Wednesday, 28 July 2021
Thursday is known in Hebrew as Yom HaChamishi, meaning "the fifth day." Every day has a "Psalm of the Day" and the one for Thursday is Psalm 81. Psalm 81 has 17 verses, and I don't feel like rushing through them. Our week builds towards Shabbat. Friday has the honor of touching Shabbat on the front end. Thursday is next to Friday, so you might expect there is something in the Psalm of Thursday that points to Shabbat rest. And it does.
Psalm 81 starts with a series of five sudden commands to worshippers:
Psalm 81:1 For the music director, on the Gittite lyre, of Asaph.
2 (1) Sing for joy to God our strength, (2) shout to the God of Jacob!
3 (3) Lift up a song and (4) sound a tambourine, a sweet lyre with a harp.
4 (5) Blow the shofar at the New Moon, at the full moon for the day of our festival.
5 (6) For it is a decree for Israel, an ordinance of the God of Jacob.
These five commands are a call to an attitude of praise, worship and thanksgiving to God.
The first command is "sing." The Hebrew word used means so much more. It is Har'niynu from "Ranan" which means to be so overcome with joy that you can't contain your shout for joy. It is plural and imperative. It is a command for us all to be so overwhelmed with gladness that we cannot contain our shout of praise. We are not just singing, we are bursting with an expression of our gladness to the God of our strength.
The next command is to shout. This is the same shout in Hebrew that caused the walls of Jericho to tumble in Joshua 6:5b "... have all the people shout a loud shout - then the wall of the city will fall down flat, and the people will go up, everyone straight ahead." This is the same Shoresh as the Shofar sounding command Teruah. As Teruah, it is 3 medium blasts that are a command to rally to our banner and fight as a fighting unit.

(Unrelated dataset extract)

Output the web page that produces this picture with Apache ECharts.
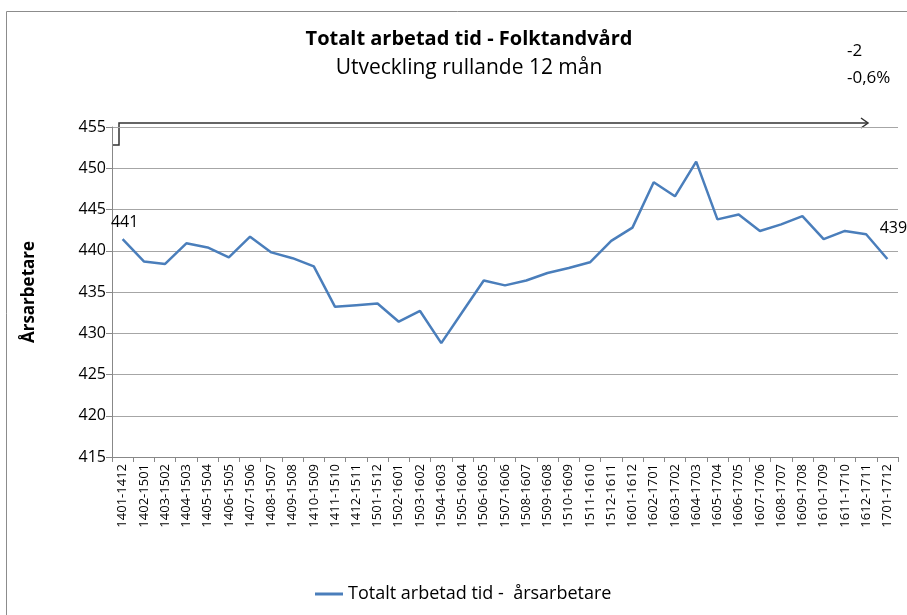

Again, this shout is also to God, this time to the "God of Jacob." The "God of Jacob" is the "God of the overcomer." Jacob was the one who wrestled with God and prevailed. Not that he beat God in wrestling (no one could do that), but that he would not let go of God until he received his blessing. May we have the strength to shout praises to God until we receive our blessing.